The Walbridge fire near us, the one that evacuated us, still burns. Many have lost their homes, and we will mourn with them, even while experiencing relief that most evacuations orders are lifted and the fire perimeter is holding.
I’ve heard from many of my friends that we are all weary of virus and fires and of smoky air that keeps us inside. We are unable to breathe deep and have feel that “it’s over now”. And we probably have three more months of “fire season” ahead.
The last two days I’ve turned back to my mixed media, expressive, intuitive Muse art to help me deal with those feelings that the mind has not been able to keep up with.

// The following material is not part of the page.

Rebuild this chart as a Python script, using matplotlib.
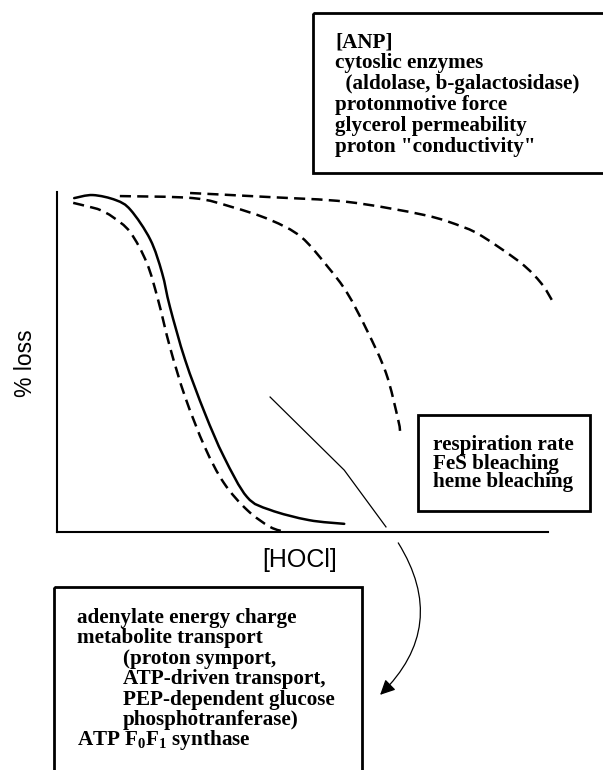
import matplotlib
matplotlib.use("Agg")
import matplotlib.pyplot as plt
from matplotlib.patches import Rectangle, PathPatch
from matplotlib.path import Path

plt.rcParams['lines.scale_dashes'] = False
plt.rcParams['mathtext.fontset'] = 'custom'
plt.rcParams['mathtext.rm'] = 'Liberation Serif:bold'
plt.rcParams['mathtext.it'] = 'Liberation Serif:bold'
plt.rcParams['mathtext.bf'] = 'Liberation Serif:bold'

# ---------------- data (schematic, HOCl in arbitrary units 0-100, y 0-100) ----
solid_x = [3.5, 7.3, 12.0, 15.0, 19.0, 21.4, 23.0, 26.1, 30.1, 34.0, 38.7, 43.4, 51.3, 58.5]
solid_y = [98.2, 99.1, 97.6, 94.7, 86.0, 76.2, 66.2, 50.6, 35.0, 22.1, 10.3, 6.5, 3.5, 2.4]

dash1_x = [3.3, 6.7, 8.8, 11.4, 14.9, 18.3, 20.6, 23.0, 26.1, 30.1, 34.0, 38.7, 43.4, 46.6]
dash1_y = [96.8, 95.6, 94.7, 92.6, 88.2, 79.1, 68.2, 54.4, 39.7, 25.0, 14.4, 6.5, 1.5, 0.0]

dash2_x = [12.8, 27.7, 35.6, 43.4, 49.7, 55.2, 59.1, 63.1, 67.0, 69.5, 69.9]
dash2_y = [98.8, 98.2, 95.6, 91.8, 86.8, 77.9, 70.3, 59.4, 46.8, 32.9, 29.1]

dash3_x = [27.1, 43.4, 59.1, 74.9, 82.7, 86.8, 94.5, 98.6, 100.8]
dash3_y = [99.7, 98.5, 97.1, 93.2, 89.7, 86.8, 79.1, 73.2, 68.2]

thin_x = [43.4, 58.5, 67.0]
thin_y = [39.7, 18.2, 1.5]

arrow_start = (69.5, -3.2)
arrow_end = (65.8, -47.9)

top_box_lines = ['[ANP]', 'cytoslic enzymes', '  (aldolase, b-galactosidase)',
                 'protonmotive force', 'glycerol permeability', 'proton "conductivity"']
mid_box_lines = ['respiration rate', 'FeS bleaching', 'heme bleaching']
bottom_box_lines = ['adenylate energy charge', 'metabolite transport',
                    '(proton symport,', 'ATP-driven transport,',
                    'PEP-dependent glucose', 'phosphotranferase)',
                    r'ATP F$_{0}$F$_{1}$ synthase']
bottom_indent = [False, False, True, True, True, True, False]


def smooth_path(xs, ys):
    """Catmull-Rom curve through the read points, drawn as cubic Bezier path."""
    pts = list(zip(xs, ys))
    n = len(pts)
    verts = [pts[0]]
    codes = [Path.MOVETO]
    for i in range(n - 1):
        p0 = pts[i - 1] if i > 0 else pts[i]
        p1 = pts[i]
        p2 = pts[i + 1]
        p3 = pts[i + 2] if i + 2 < n else pts[i + 1]
        c1 = (p1[0] + (p2[0] - p0[0]) / 6, p1[1] + (p2[1] - p0[1]) / 6)
        c2 = (p2[0] - (p3[0] - p1[0]) / 6, p2[1] - (p3[1] - p1[1]) / 6)
        verts += [c1, c2, p2]
        codes += [Path.CURVE4] * 3
    return Path(verts, codes)


# ---------------- figure ----------------
W, H = 603, 770
fig = plt.figure(figsize=(W / 100, H / 100), dpi=100)

# overlay in pixel coordinates for the annotation boxes
ov = fig.add_axes([0, 0, 1, 1])
ov.set_xlim(0, W)
ov.set_ylim(H, 0)
ov.axis('off')

serif = dict(family='Liberation Serif', fontweight='bold', fontsize=15.2, color='black')

# top box
ov.add_patch(Rectangle((313, 13), 300, 160, fill=False, lw=2.0, ec='black', clip_on=False))
for i, t in enumerate(top_box_lines):
    ov.text(335, 47 + i * 21, t, ha='left', va='baseline', **serif)

# middle box
ov.add_patch(Rectangle((418, 415), 172, 96, fill=False, lw=2.0, ec='black'))
for i, t in enumerate(mid_box_lines):
    ov.text(433, 450 + i * 18.5, t, ha='left', va='baseline', **serif)

# bottom box
ov.add_patch(Rectangle((54, 587), 308, 200, fill=False, lw=2.0, ec='black', clip_on=False))
for i, (t, ind) in enumerate(zip(bottom_box_lines, bottom_indent)):
    ov.text(123 if ind else 77, 623 + i * 20.4, t, ha='left', va='baseline', **serif)

# main axes
ax = fig.add_axes([57 / W, 1 - 532 / H, 491 / W, 340 / H])
ax.patch.set_alpha(0)
ax.set_xlim(0, 100)
ax.set_ylim(0, 100)
for s in ['top', 'right']:
    ax.spines[s].set_visible(False)
for s in ['left', 'bottom']:
    ax.spines[s].set_linewidth(1.5)
ax.set_xticks([])
ax.set_yticks([])

dash = (0, (8, 4.5))
ax.add_patch(PathPatch(smooth_path(solid_x, solid_y), fill=False, ec='black', lw=1.8,
                       capstyle='round', clip_on=False))
for xs, ys in [(dash1_x, dash1_y), (dash2_x, dash2_y), (dash3_x, dash3_y)]:
    ax.add_patch(PathPatch(smooth_path(xs, ys), fill=False, ec='black', lw=1.8,
                           linestyle=dash, clip_on=False))
ax.plot(thin_x, thin_y, color='black', lw=0.9, clip_on=False)

ax.annotate('', xy=arrow_end, xytext=arrow_start, annotation_clip=False,
            arrowprops=dict(arrowstyle='-|>,head_length=0.45,head_width=0.22',
                            connectionstyle='arc3,rad=-0.4', lw=0.9, color='black',
                            shrinkA=0, shrinkB=0, mutation_scale=20))

ax.set_ylabel('% loss', family='Liberation Sans', fontsize=16.5)
ax.yaxis.set_label_coords(-0.065, 0.497)
ax.yaxis.label.set_va('center')
ax.set_xlabel('[HOCl]', family='Liberation Sans', fontsize=18)
ax.xaxis.set_label_coords(0.495, -0.082)
ax.xaxis.label.set_va('center')

fig.savefig('out.png', dpi=100)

I grabbed a new bottle of black ink and as I dropped, splattered, smeared and scraped. . .

the words “ashes, ashes, we all fall down!” kept popping up. Hmmm. . .a nursery rhyme. Remember?
Ring around the rosies
A pocket full of posies
Ashes, ashes
We all fall down!
So I decided to research the rhyme and here’s what I found! Ring-a-round the rosie (probably in the Great Plague of London in 1665) referred to a red circular rash common in some forms of plague. The posies would have represented the different flowers and herbs people carried to ward off disease. The ashes or a-tishoo and falling down was supposed to mimic sneezing and eventually dying from the disease.
It seems that fire and plague have joined hands again!

And so I did another on the same theme, with the rosies/posies and ashes and that red orange we’ve seen on the horizon of late, either at sunset or sunrise, tinting the sun and the moon.
Rosies and posies, fire and plague. No wonder I can’t get the mind around it. But art can.